→ Task goal:
Every record should be copied exactly, except that pictures are to be omitted.

+++

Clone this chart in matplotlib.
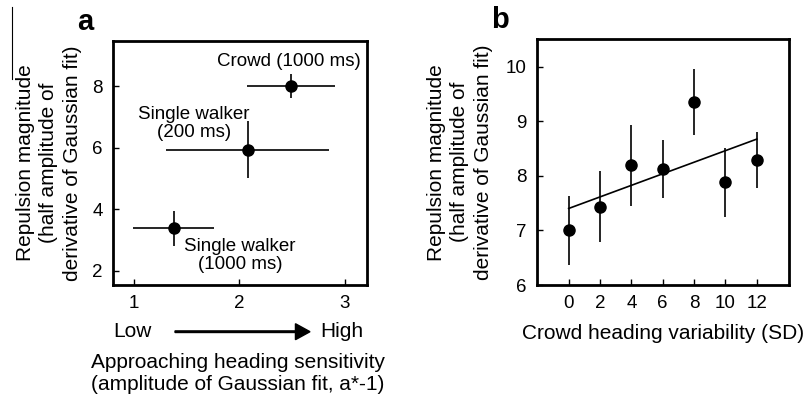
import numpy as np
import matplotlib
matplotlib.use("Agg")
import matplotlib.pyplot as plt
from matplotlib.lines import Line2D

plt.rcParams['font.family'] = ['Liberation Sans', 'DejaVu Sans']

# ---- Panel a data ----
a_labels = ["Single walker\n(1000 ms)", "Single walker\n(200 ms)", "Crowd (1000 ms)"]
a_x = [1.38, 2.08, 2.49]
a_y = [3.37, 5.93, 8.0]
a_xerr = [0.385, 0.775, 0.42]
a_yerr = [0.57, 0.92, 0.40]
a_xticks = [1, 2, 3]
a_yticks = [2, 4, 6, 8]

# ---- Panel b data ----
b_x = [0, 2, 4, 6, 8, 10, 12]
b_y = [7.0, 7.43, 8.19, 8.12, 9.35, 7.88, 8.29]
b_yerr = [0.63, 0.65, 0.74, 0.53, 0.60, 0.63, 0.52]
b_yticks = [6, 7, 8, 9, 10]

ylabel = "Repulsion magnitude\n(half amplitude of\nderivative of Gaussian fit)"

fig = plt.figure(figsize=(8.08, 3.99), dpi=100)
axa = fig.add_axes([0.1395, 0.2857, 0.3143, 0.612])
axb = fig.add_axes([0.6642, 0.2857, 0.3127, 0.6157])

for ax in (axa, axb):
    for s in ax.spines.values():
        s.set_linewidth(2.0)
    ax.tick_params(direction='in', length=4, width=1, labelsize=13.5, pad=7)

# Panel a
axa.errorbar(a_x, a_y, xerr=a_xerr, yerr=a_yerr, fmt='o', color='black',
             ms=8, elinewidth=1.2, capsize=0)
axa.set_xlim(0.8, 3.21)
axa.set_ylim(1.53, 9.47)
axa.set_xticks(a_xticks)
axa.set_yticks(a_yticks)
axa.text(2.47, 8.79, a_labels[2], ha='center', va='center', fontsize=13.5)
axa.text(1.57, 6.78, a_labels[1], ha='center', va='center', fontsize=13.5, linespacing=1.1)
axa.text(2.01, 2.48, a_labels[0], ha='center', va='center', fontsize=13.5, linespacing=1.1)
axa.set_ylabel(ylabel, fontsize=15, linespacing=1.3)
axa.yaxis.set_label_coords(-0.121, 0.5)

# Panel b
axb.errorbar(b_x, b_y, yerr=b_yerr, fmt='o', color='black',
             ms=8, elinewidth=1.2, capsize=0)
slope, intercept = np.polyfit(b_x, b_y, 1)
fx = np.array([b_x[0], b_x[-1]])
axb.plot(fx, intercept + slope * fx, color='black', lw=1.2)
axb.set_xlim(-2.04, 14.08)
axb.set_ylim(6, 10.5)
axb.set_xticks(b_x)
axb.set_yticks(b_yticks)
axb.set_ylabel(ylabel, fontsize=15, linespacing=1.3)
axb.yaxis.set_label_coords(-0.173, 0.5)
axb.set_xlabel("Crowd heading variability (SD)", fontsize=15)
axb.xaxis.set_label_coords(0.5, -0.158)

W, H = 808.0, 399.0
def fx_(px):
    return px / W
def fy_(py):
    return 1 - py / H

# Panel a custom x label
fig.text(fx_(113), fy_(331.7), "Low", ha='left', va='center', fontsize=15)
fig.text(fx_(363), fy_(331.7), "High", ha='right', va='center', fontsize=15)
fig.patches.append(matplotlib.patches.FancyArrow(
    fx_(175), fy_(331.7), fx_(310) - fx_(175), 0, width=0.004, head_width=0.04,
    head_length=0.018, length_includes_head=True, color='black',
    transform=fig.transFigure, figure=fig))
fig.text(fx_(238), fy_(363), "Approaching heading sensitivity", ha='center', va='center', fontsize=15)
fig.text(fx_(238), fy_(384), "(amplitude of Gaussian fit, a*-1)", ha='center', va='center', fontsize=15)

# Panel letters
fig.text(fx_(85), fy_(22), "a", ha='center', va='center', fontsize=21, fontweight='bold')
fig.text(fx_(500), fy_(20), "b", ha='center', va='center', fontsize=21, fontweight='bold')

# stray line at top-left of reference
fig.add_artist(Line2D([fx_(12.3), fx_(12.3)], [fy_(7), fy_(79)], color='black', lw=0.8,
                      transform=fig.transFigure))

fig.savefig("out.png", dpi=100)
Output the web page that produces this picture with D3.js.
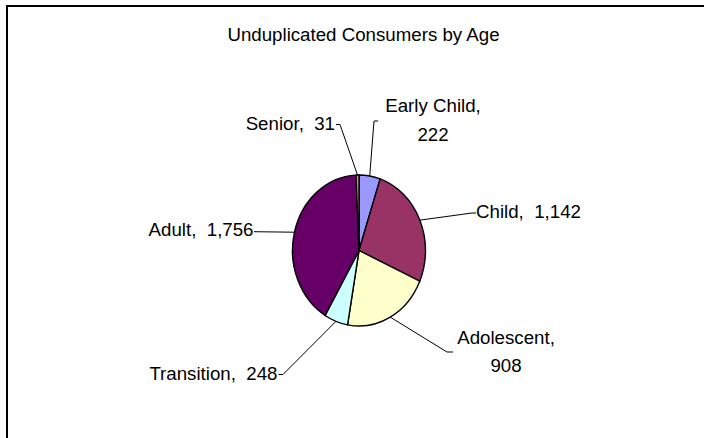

+++

→ Result below:
Clone this chart in matplotlib.
import numpy as np
import matplotlib
matplotlib.use("Agg")
import matplotlib.pyplot as plt
from matplotlib.lines import Line2D

plt.rcParams['font.family'] = ['Liberation Sans', 'DejaVu Sans']

# ---- Panel a data ----
a_labels = ["Single walker\n(1000 ms)", "Single walker\n(200 ms)", "Crowd (1000 ms)"]
a_x = [1.38, 2.08, 2.49]
a_y = [3.37, 5.93, 8.0]
a_xerr = [0.385, 0.775, 0.42]
a_yerr = [0.57, 0.92, 0.40]
a_xticks = [1, 2, 3]
a_yticks = [2, 4, 6, 8]

# ---- Panel b data ----
b_x = [0, 2, 4, 6, 8, 10, 12]
b_y = [7.0, 7.43, 8.19, 8.12, 9.35, 7.88, 8.29]
b_yerr = [0.63, 0.65, 0.74, 0.53, 0.60, 0.63, 0.52]
b_yticks = [6, 7, 8, 9, 10]

ylabel = "Repulsion magnitude\n(half amplitude of\nderivative of Gaussian fit)"

fig = plt.figure(figsize=(8.08, 3.99), dpi=100)
axa = fig.add_axes([0.1395, 0.2857, 0.3143, 0.612])
axb = fig.add_axes([0.6642, 0.2857, 0.3127, 0.6157])

for ax in (axa, axb):
    for s in ax.spines.values():
        s.set_linewidth(2.0)
    ax.tick_params(direction='in', length=4, width=1, labelsize=13.5, pad=7)

# Panel a
axa.errorbar(a_x, a_y, xerr=a_xerr, yerr=a_yerr, fmt='o', color='black',
             ms=8, elinewidth=1.2, capsize=0)
axa.set_xlim(0.8, 3.21)
axa.set_ylim(1.53, 9.47)
axa.set_xticks(a_xticks)
axa.set_yticks(a_yticks)
axa.text(2.47, 8.79, a_labels[2], ha='center', va='center', fontsize=13.5)
axa.text(1.57, 6.78, a_labels[1], ha='center', va='center', fontsize=13.5, linespacing=1.1)
axa.text(2.01, 2.48, a_labels[0], ha='center', va='center', fontsize=13.5, linespacing=1.1)
axa.set_ylabel(ylabel, fontsize=15, linespacing=1.3)
axa.yaxis.set_label_coords(-0.121, 0.5)

# Panel b
axb.errorbar(b_x, b_y, yerr=b_yerr, fmt='o', color='black',
             ms=8, elinewidth=1.2, capsize=0)
slope, intercept = np.polyfit(b_x, b_y, 1)
fx = np.array([b_x[0], b_x[-1]])
axb.plot(fx, intercept + slope * fx, color='black', lw=1.2)
axb.set_xlim(-2.04, 14.08)
axb.set_ylim(6, 10.5)
axb.set_xticks(b_x)
axb.set_yticks(b_yticks)
axb.set_ylabel(ylabel, fontsize=15, linespacing=1.3)
axb.yaxis.set_label_coords(-0.173, 0.5)
axb.set_xlabel("Crowd heading variability (SD)", fontsize=15)
axb.xaxis.set_label_coords(0.5, -0.158)

W, H = 808.0, 399.0
def fx_(px):
    return px / W
def fy_(py):
    return 1 - py / H

# Panel a custom x label
fig.text(fx_(113), fy_(331.7), "Low", ha='left', va='center', fontsize=15)
fig.text(fx_(363), fy_(331.7), "High", ha='right', va='center', fontsize=15)
fig.patches.append(matplotlib.patches.FancyArrow(
    fx_(175), fy_(331.7), fx_(310) - fx_(175), 0, width=0.004, head_width=0.04,
    head_length=0.018, length_includes_head=True, color='black',
    transform=fig.transFigure, figure=fig))
fig.text(fx_(238), fy_(363), "Approaching heading sensitivity", ha='center', va='center', fontsize=15)
fig.text(fx_(238), fy_(384), "(amplitude of Gaussian fit, a*-1)", ha='center', va='center', fontsize=15)

# Panel letters
fig.text(fx_(85), fy_(22), "a", ha='center', va='center', fontsize=21, fontweight='bold')
fig.text(fx_(500), fy_(20), "b", ha='center', va='center', fontsize=21, fontweight='bold')

# stray line at top-left of reference
fig.add_artist(Line2D([fx_(12.3), fx_(12.3)], [fy_(7), fy_(79)], color='black', lw=0.8,
                      transform=fig.transFigure))

fig.savefig("out.png", dpi=100)
Output the web page that produces this picture with D3.js.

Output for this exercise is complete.